The government also allowed the TDR to be used without indexation – which means that the value did not have to be adjusted to reflect variations in real-estate prices across the city. Removing indexation and requiring other builders to buy 40% TDR from the Dharavi Redevelopment Project would “create a monopoly by concentrating so much business and power in one person’s hands”, lawyer and activist Vinod Shetty told Scroll.

Shetty, who heads the ACORN Foundation, a non-profit that works with waste collectors in Dharavi, has been highlighting residents’ concerns about the redevelopment project.

He contended that Adani Realty will be able to use the TDR generated through the Dharavi project even in areas where real estate is more expensive, gaining greater value out of it.

In August, Mahindra Lifespace Developers Limited’s Managing Director Amit Sinha told Moneycontrol that developers could pass on the increased cost due to these TDR norms to homebuyers – raising the cost of buying in a home in Mumbai.

The Adani Group, however, said that the generation of TDR through the Dharavi project had been permitted by a government resolution issued before the 2022 tender. The conglomerate also asserted that it won the tender “through open and fair competition”.

But as Korde pointed out, other concessions have also been made to the Adani Group. The government on September 30 allotted ecologically sensitive salt pan lands and a portion of Mumbai’s hazardous Deonar dumping ground, located about 12 kilometres away from Dharavi, for buildings to be constructed as part of the redevelopment project.

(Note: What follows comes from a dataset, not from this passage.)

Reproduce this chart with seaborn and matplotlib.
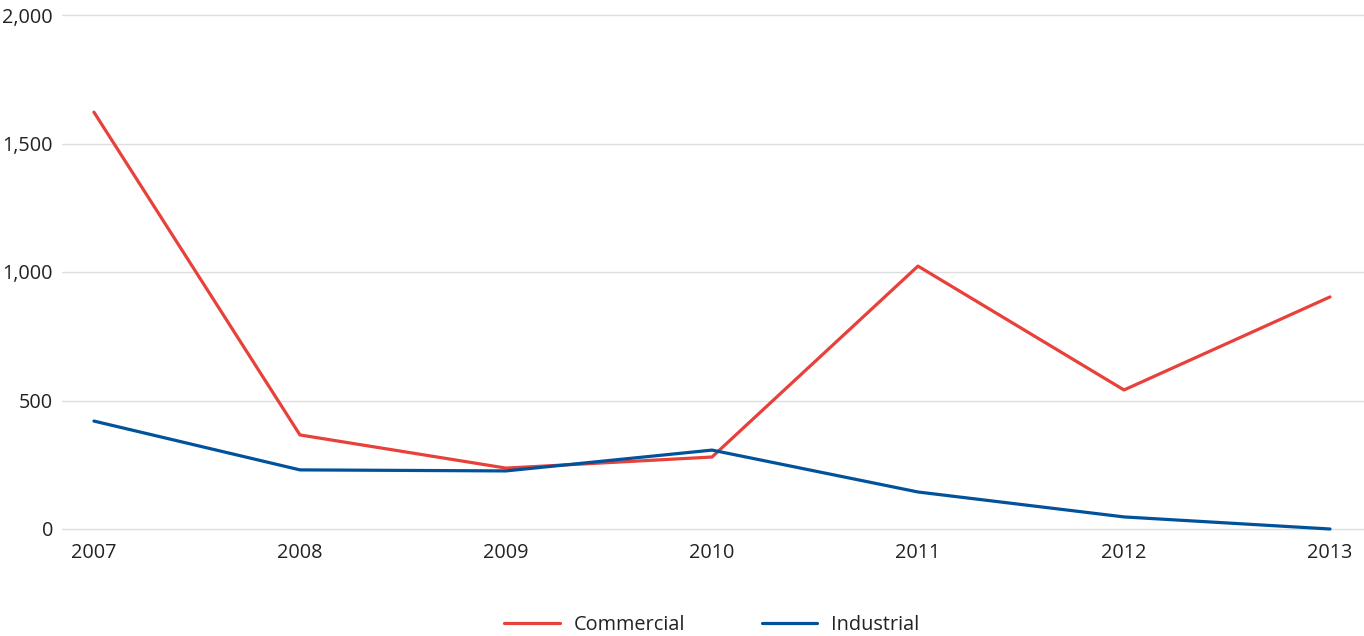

“Construction in these areas will have effects on the city’s air and sewage system,” said Korde. “Thus, this will not be a problem limited to Dharavi alone.” The Maharashtra government, through such measures, has effectively “handed over the keys of Mumbai’s development to Adani”, Korde told Scroll.

Shetty told Scroll that the alleged favouritism towards the Adani Group had eliminated a level playing field for other developers. “Many other developers in Mumbai would be unhappy about it for sure,” he said. “But would any of them dare to speak out against the double-engine government?”